• Task instructions
Please print exactly the lines below, from the start of the material up to and including the line with "import plotly.graph_objects as go", but none of the pictures.

• Dataset section
....................
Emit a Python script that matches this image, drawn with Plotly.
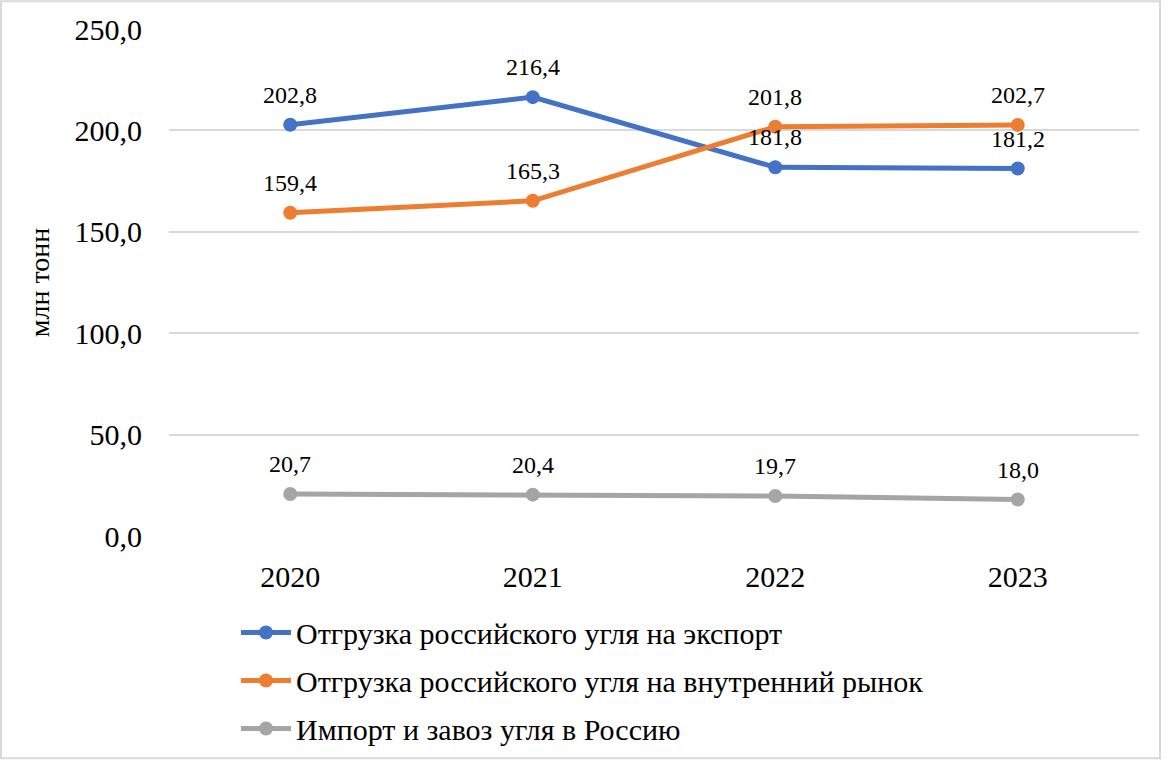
import plotly.graph_objects as go

years = ["2020", "2021", "2022", "2023"]
export_vals = [202.8, 216.4, 181.8, 181.2]
domestic_vals = [159.4, 165.3, 201.8, 202.7]
import_vals = [20.7, 20.4, 19.7, 18.0]
names = [
    "Отгрузка российского угля на экспорт",
    "Отгрузка российского угля на внутренний рынок",
    "Импорт и завоз угля в Россию",
]
colors = ["#4472C4", "#ED7D31", "#A5A5A5"]
y_title = "млн тонн"

FONT = "Liberation Serif"

def fmt(v):
    return f"{v:.1f}".replace(".", ",")

fig = go.Figure()
for i, (vals, name, col) in enumerate(zip([export_vals, domestic_vals, import_vals], names, colors)):
    fig.add_trace(go.Scatter(
        x=years, y=vals, name=name, mode="lines+markers",
        line=dict(color=col, width=5),
        marker=dict(color=col, size=14),
        legendgroup=f"g{i}",
        cliponaxis=False,
    ))
    for j, yv in enumerate(vals):
        fig.add_annotation(
            x=j, y=yv, xref="x", yref="y", text=fmt(yv), showarrow=False, yshift=30,
            font=dict(family=FONT, size=24, color="black"),
        )

L, R, T, B = 169, 1139, 29, 540
W, H = 1168, 766
pw, ph = R - L, B - T

def px_x(p):
    return (p - L) / pw

def px_y(p):
    return (B - p) / ph

fig.update_layout(
    width=W, height=H,
    margin=dict(l=L, r=W - R, t=T, b=H - B, pad=0),
    paper_bgcolor="white", plot_bgcolor="white",
    separators=", ",
    font=dict(family=FONT, color="black"),
    showlegend=True,
    legend=dict(
        x=px_x(236), y=px_y(611), xanchor="left", yanchor="top",
        font=dict(family=FONT, size=30, color="black"),
        traceorder="grouped", tracegroupgap=6,
        itemwidth=50,
        bgcolor="rgba(0,0,0,0)",
    ),
    xaxis=dict(
        type="category", range=[-0.5, 3.5],
        showgrid=False, showline=False, zeroline=False,
        tickfont=dict(family=FONT, size=30, color="black"),
        ticks="", ticklabelstandoff=20,
    ),
    yaxis=dict(
        range=[0, 250], dtick=50, tickformat=".1f",
        showgrid=True, gridcolor="#D9D9D9", gridwidth=2,
        zeroline=False, showline=False,
        tickfont=dict(family=FONT, size=30, color="black"),
        ticks="", ticklabelstandoff=26,
        title=dict(text=y_title, font=dict(family=FONT, size=28, color="black"), standoff=16),
    ),
    shapes=[dict(
        type="rect", xref="paper", yref="paper",
        x0=px_x(1), x1=px_x(1160), y0=px_y(764), y1=px_y(1),
        line=dict(color="#D9D9D9", width=2), fillcolor="rgba(0,0,0,0)", layer="below",
    )],
)

fig.write_html(
    "out.html",
    config={"displayModeBar": False},
    post_script="document.body.style.margin='0';document.body.style.padding='0';",
)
....................
• Solved exercise
Emit a Python script that matches this image, drawn with Plotly.
import plotly.graph_objects as go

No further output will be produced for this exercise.